捆绑包必须包含一个(且只有一个)配置文件,该文件在捆绑项目文件夹的根目录中命名 databricks.ymldatabricks.yml 是定义捆绑包的主配置文件,但它可以在映射中 include 引用其他配置文件,例如资源配置文件。 捆绑配置以 YAML 表示。 有关 YAML 的详细信息,请参阅官方 YAML 规范

最简单的 databricks.yml 定义捆绑包名称,这是所需的顶级映射和目标部署。

bundle:
  name: my_bundle

targets:
  dev:
    default: true

有关所有顶级映射的详细信息,请参阅 配置参考

提示

借助对 Databricks 资产捆绑包的 Python 支持,可以在 Python 中定义资源。 请参阅 Python 中的捆绑配置

规范

以下 YAML 规范提供了 Databricks 资产捆绑包的顶级配置键。 有关配置参考,请参阅配置参考

# This is the default bundle configuration if not otherwise overridden in
# the "targets" top-level mapping.
bundle: # Required.
  name: string # Required.
  databricks_cli_version: string
  cluster_id: string
  deployment: Map
  git:
    origin_url: string
    branch: string

# This is the identity to use to run the bundle
run_as:
  - user_name: <user-name>
  - service_principal_name: <service-principal-name>

# These are any additional configuration files to include.
include:
  - '<some-file-or-path-glob-to-include>'
  - '<another-file-or-path-glob-to-include>'

# These are any scripts that can be run.
scripts:
  <some-unique-script-name>:
    content: string

# These are any additional files or paths to include or exclude.
sync:
  include:
    - '<some-file-or-path-glob-to-include>'
    - '<another-file-or-path-glob-to-include>'
  exclude:
    - '<some-file-or-path-glob-to-exclude>'
    - '<another-file-or-path-glob-to-exclude>'
  paths:
    - '<some-file-or-path-to-synchronize>'

# These are the default artifact settings if not otherwise overridden in
# the targets top-level mapping.
artifacts:
  <some-unique-artifact-identifier>:
    build: string
    dynamic_version: boolean
    executable: string
    files:
      - source: string
    path: string
    type: string

# These are for any custom variables for use throughout the bundle.
variables:
  <some-unique-variable-name>:
    description: string
    default: string or complex
    lookup: Map
    type: string # The only valid value is "complex" if the variable is a complex variable, otherwise do not define this key.

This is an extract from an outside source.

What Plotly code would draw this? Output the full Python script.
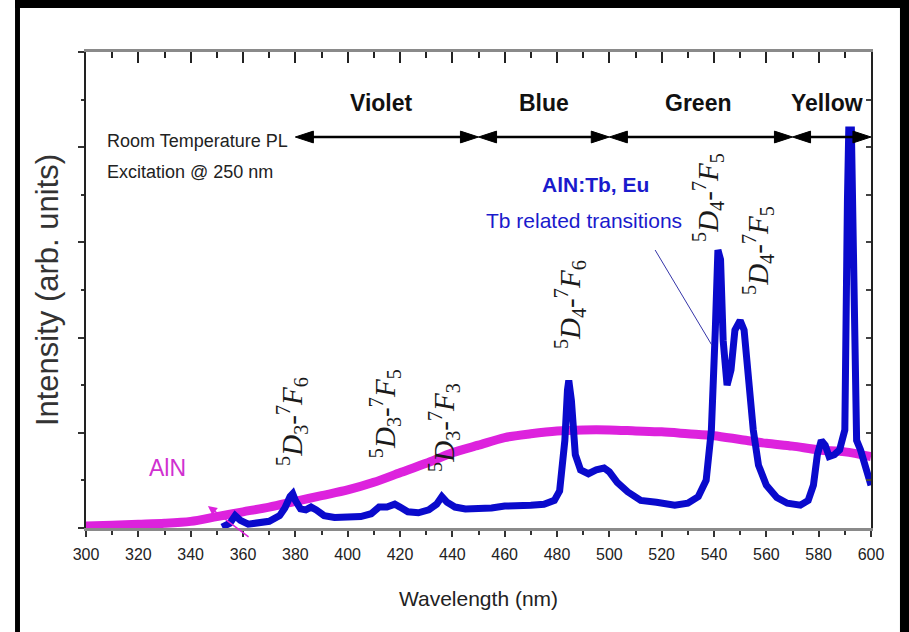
import plotly.graph_objects as go

# ---------------- data ----------------
wl_aln = [300, 310, 320, 330, 340, 350, 360, 370, 380, 390, 400, 410, 420, 430, 440,
          450, 460, 470, 480, 490, 500, 510, 520, 530, 540, 550, 560, 570, 580, 590, 600]
int_aln = [0.02, 0.03, 0.04, 0.05, 0.07, 0.12, 0.17, 0.22, 0.28, 0.34, 0.40, 0.48, 0.58, 0.68, 0.79,
           0.87, 0.95, 0.99, 1.02, 1.03, 1.03, 1.02, 1.01, 0.99, 0.97, 0.93, 0.89, 0.86, 0.82, 0.80, 0.75]

wl_tb = [352, 355, 357, 359, 362, 366, 370, 374, 376, 378, 379, 380, 382, 384, 386, 388, 391, 395,
         400, 405, 409, 412, 415, 418, 420, 423, 427, 431, 434, 436, 438, 441, 445, 450, 455, 460,
         465, 470, 475, 479, 481, 483, 484, 484.5, 485.5, 487, 489, 492, 495, 498, 500, 503, 507,
         512, 518, 525, 530, 534, 537, 539, 540.5, 541.5, 542.5, 543.5, 545, 546.5, 548, 550,
         551.5, 553, 555, 557, 560, 564, 568, 573, 576, 578, 579.5, 581, 582.5, 584, 586, 588,
         590, 591, 591.5, 592.5, 593.5, 594.5, 596, 598, 600]
int_tb = [0.01, 0.05, 0.13, 0.08, 0.04, 0.05, 0.07, 0.13, 0.21, 0.33, 0.36, 0.29, 0.20, 0.19, 0.22, 0.19, 0.13, 0.11,
          0.11, 0.12, 0.15, 0.22, 0.22, 0.25, 0.22, 0.17, 0.16, 0.19, 0.25, 0.33, 0.27, 0.22, 0.20, 0.20, 0.21, 0.23,
          0.23, 0.24, 0.25, 0.29, 0.39, 0.92, 1.45, 1.55, 1.34, 0.77, 0.61, 0.57, 0.61, 0.63, 0.59, 0.48, 0.38,
          0.29, 0.27, 0.24, 0.26, 0.33, 0.50, 1.03, 2.08, 2.92, 2.82, 1.97, 1.50, 1.66, 2.08, 2.18,
          2.08, 1.66, 1.03, 0.66, 0.45, 0.32, 0.26, 0.24, 0.29, 0.45, 0.77, 0.92, 0.87, 0.75, 0.77, 0.82,
          1.03, 3.45, 4.18, 4.18, 2.39, 0.92, 0.82, 0.61, 0.45]

x_ticks = [300, 320, 340, 360, 380, 400, 420, 440, 460, 480, 500, 520, 540, 560, 580, 600]

region_edges = [380, 450, 500, 570, 600]
region_names = ["Violet", "Blue", "Green", "Yellow"]
region_label_x = [413, 475, 534, 583]
region_label_y = 4.46
arrow_y = 4.107

trans_text = [
    "<sup>5</sup><i>D</i><sub>3</sub>-<sup>7</sup><i>F</i><sub>6</sub>",
    "<sup>5</sup><i>D</i><sub>3</sub>-<sup>7</sup><i>F</i><sub>5</sub>",
    "<sup>5</sup><i>D</i><sub>3</sub>-<sup>7</sup><i>F</i><sub>3</sub>",
    "<sup>5</sup><i>D</i><sub>4</sub>-<sup>7</sup><i>F</i><sub>6</sub>",
    "<sup>5</sup><i>D</i><sub>4</sub>-<sup>7</sup><i>F</i><sub>5</sub>",
    "<sup>5</sup><i>D</i><sub>4</sub>-<sup>7</sup><i>F</i><sub>5</sub>",
]
trans_x = [378.7, 414.3, 436.8, 485.0, 537.7, 556.8]
trans_y = [1.124, 1.197, 1.061, 2.342, 3.477, 2.920]

MAGENTA = "#dd22dd"
BLUE = "#0a0acc"
SANS = "Liberation Sans, Arial, sans-serif"

fig = go.Figure()
fig.add_trace(go.Scatter(x=wl_aln, y=int_aln, mode="lines", line=dict(color=MAGENTA, width=9, shape="spline", smoothing=0.8),
                         showlegend=False, hoverinfo="skip"))
fig.add_trace(go.Scatter(x=wl_tb, y=int_tb, mode="lines", line=dict(color=BLUE, width=7),
                         showlegend=False, hoverinfo="skip"))
# dummy trace for mirror axes (inward ticks on top/right)
fig.add_trace(go.Scatter(x=[None], y=[None], xaxis="x2", yaxis="y2", showlegend=False, hoverinfo="skip"))

shapes = []
# black picture frame
shapes.append(dict(type="rect", xref="paper", yref="paper", x0=-0.0904, x1=-0.0841, y0=-0.3, y1=1.11,
                   fillcolor="black", line=dict(width=0), layer="above"))
shapes.append(dict(type="rect", xref="paper", yref="paper", x0=-0.0904, x1=1.05, y0=1.0924, y1=1.11,
                   fillcolor="black", line=dict(width=0), layer="above"))
shapes.append(dict(type="rect", xref="paper", yref="paper", x0=1.0369, x1=1.05, y0=-0.3, y1=1.11,
                   fillcolor="black", line=dict(width=0), layer="above"))

# double-headed region arrows
hl = 6.9    # head length (nm)
hh = 0.062  # head half height
for a, b in zip(region_edges[:-1], region_edges[1:]):
    shapes.append(dict(type="line", xref="x", yref="y", x0=a + hl * 0.5, x1=b - hl * 0.5, y0=arrow_y, y1=arrow_y,
                       line=dict(color="black", width=2.5)))
    shapes.append(dict(type="path", xref="x", yref="y",
                       path=f"M {a},{arrow_y} L {a + hl},{arrow_y + hh} L {a + hl},{arrow_y - hh} Z",
                       fillcolor="black", line=dict(color="black", width=1)))
    shapes.append(dict(type="path", xref="x", yref="y",
                       path=f"M {b},{arrow_y} L {b - hl},{arrow_y + hh} L {b - hl},{arrow_y - hh} Z",
                       fillcolor="black", line=dict(color="black", width=1)))

# pointer line from "Tb related transitions"
shapes.append(dict(type="line", xref="x", yref="y", x0=517.5, y0=2.92, x1=539.2, y1=1.92,
                   line=dict(color="#3535a8", width=1)))

annotations = []
for name, lx in zip(region_names, region_label_x):
    annotations.append(dict(x=lx, y=region_label_y, xref="x", yref="y", text=f"<b>{name}</b>", showarrow=False,
                            font=dict(family=SANS, size=23, color="#111111")))

annotations.append(dict(x=307.3, y=4.065, xref="x", yref="y", text="Room Temperature PL", showarrow=False,
                        xanchor="left", font=dict(family=SANS, size=18, color="#222222")))
annotations.append(dict(x=307.3, y=3.74, xref="x", yref="y", text="Excitation @ 250 nm", showarrow=False,
                        xanchor="left", font=dict(family=SANS, size=18, color="#222222")))
annotations.append(dict(x=494.9, y=3.603, xref="x", yref="y", text="<b>AlN:Tb, Eu</b>", showarrow=False,
                        font=dict(family=SANS, size=21, color="#1a1acc")))
annotations.append(dict(x=490.3, y=3.225, xref="x", yref="y", text="Tb related transitions", showarrow=False,
                        font=dict(family=SANS, size=21, color="#1a1acc")))
annotations.append(dict(x=331.0, y=0.63, xref="x", yref="y", text="AlN", showarrow=False,
                        font=dict(family=SANS, size=23, color="#d030d0")))
annotations.append(dict(x=346.6, y=0.23, xref="x", yref="y", ax=362.7, ay=-0.105, axref="x", ayref="y",
                        text="", showarrow=True, arrowhead=2, arrowsize=1.2, arrowwidth=1.5, arrowcolor=MAGENTA))

for t, tx, ty in zip(trans_text, trans_x, trans_y):
    annotations.append(dict(x=tx, y=ty, xref="x", yref="y", text=t, showarrow=False, textangle=-90,
                            font=dict(family="Liberation Serif, Times New Roman, serif", size=29, color="#1a1a1a")))

fig.update_layout(
    width=909, height=632,
    margin=dict(l=86, r=38, t=52, b=104, autoexpand=False),
    paper_bgcolor="white", plot_bgcolor="white",
    font=dict(family=SANS, color="#222222"),
    shapes=shapes, annotations=annotations,
    xaxis=dict(range=[300, 600], tickvals=x_ticks, ticks="outside", ticklen=6, tickwidth=1.5, tickcolor="#333333",
               minor=dict(dtick=10, tick0=300, ticks="outside", ticklen=4, tickwidth=1.5, tickcolor="#333333"),
               showline=True, linecolor="#8a8a8a", linewidth=3, mirror=True, showgrid=False, zeroline=False,
               tickfont=dict(family=SANS, size=16, color="#222222"), ticklabelstandoff=4,
               title=dict(text="Wavelength (nm)", font=dict(family=SANS, size=21, color="#222222"), standoff=30)),
    yaxis=dict(range=[0, 5], dtick=1, ticks="outside", ticklen=6, tickwidth=1.5, tickcolor="#333333",
               minor=dict(dtick=0.5, ticks="outside", ticklen=3, tickwidth=1.5, tickcolor="#333333"),
               showticklabels=False, showline=True, linecolor="#222222", linewidth=1.5, mirror=True,
               showgrid=False, zeroline=False,
               title=dict(text="Intensity (arb. units)", font=dict(family=SANS, size=31, color="#333333"), standoff=10)),
    xaxis2=dict(overlaying="x", side="top", anchor="y", range=[300, 600], tickvals=x_ticks, ticks="inside",
                ticklen=11, tickwidth=1.5, tickcolor="#222222",
                minor=dict(dtick=10, tick0=300, ticks="inside", ticklen=6, tickwidth=1.5, tickcolor="#222222"),
                showticklabels=False, showline=False, showgrid=False, zeroline=False),
    yaxis2=dict(overlaying="y", side="right", anchor="x", range=[0, 5], dtick=1, ticks="inside",
                ticklen=5, tickwidth=1.5, tickcolor="#444444",
                minor=dict(dtick=0.5, ticks="inside", ticklen=5, tickwidth=1.5, tickcolor="#444444"),
                showticklabels=False, showline=False, showgrid=False, zeroline=False),
)

fig.write_html("out.html")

# These are the default workspace settings if not otherwise overridden in
# the targets top-level mapping.
workspace:
  artifact_path: string
  auth_type: string
  azure_client_id: string # For Azure Databricks only.
  azure_environment: string # For Azure Databricks only.
  azure_login_app_id: string # For Azure Databricks only. Reserved for future use.
  azure_tenant_id: string # For Azure Databricks only.
  azure_use_msi: true | false # For Azure Databricks only.
  azure_workspace_resource_id: string # For Azure Databricks only.
  client_id: string # For Databricks on AWS only.
  file_path: string
  google_service_account: string # For Databricks on Google Cloud only.
  host: string
  profile: string
  resource_path: string
  root_path: string
  state_path: string

# These are the permissions to apply to resources defined
# in the resources mapping.
permissions:
  - level: <permission-level>
    group_name: <unique-group-name>
  - level: <permission-level>
    user_name: <unique-user-name>
  - level: <permission-level>
    service_principal_name: <unique-principal-name>

# These are the resource settings if not otherwise overridden in
# the targets top-level mapping.
resources:
  apps:
    <unique-app-name>:
      # See the REST API create request payload reference for apps.
  clusters:
    <unique-cluster-name>:
      # See the REST API create request payload reference for clusters.
  dashboards:
    <unique-dashboard-name>:
      # See the REST API create request payload reference for dashboards.
  experiments:
    <unique-experiment-name>:
      # See the REST API create request payload reference for experiments.
  jobs:
    <unique-job-name>:
      # See REST API create request payload reference for jobs.
  model_serving_endpoint:
    <unique-model-serving-endpoint-name>:
    # See the model serving endpoint request payload reference.
  models:
    <unique-model-name>:
      # See the REST API create request payload reference for models (legacy).
  pipelines:
    <unique-pipeline-name>:
      # See the REST API create request payload reference for :re[LDP] (pipelines).
  quality_monitors:
    <unique-quality-monitor-name>:
    # See the quality monitor request payload reference.
  registered_models:
    <unique-registered-model-name>:
    # See the registered model request payload reference.
  schemas:
    <unique-schema-name>:
      # See the Unity Catalog schema request payload reference.
  secret_scopes:
    <unique-secret-scope-name>:
      # See the secret scope request payload reference.
  volumes:
    <unique-volume-name>:
    # See the Unity Catalog volume request payload reference.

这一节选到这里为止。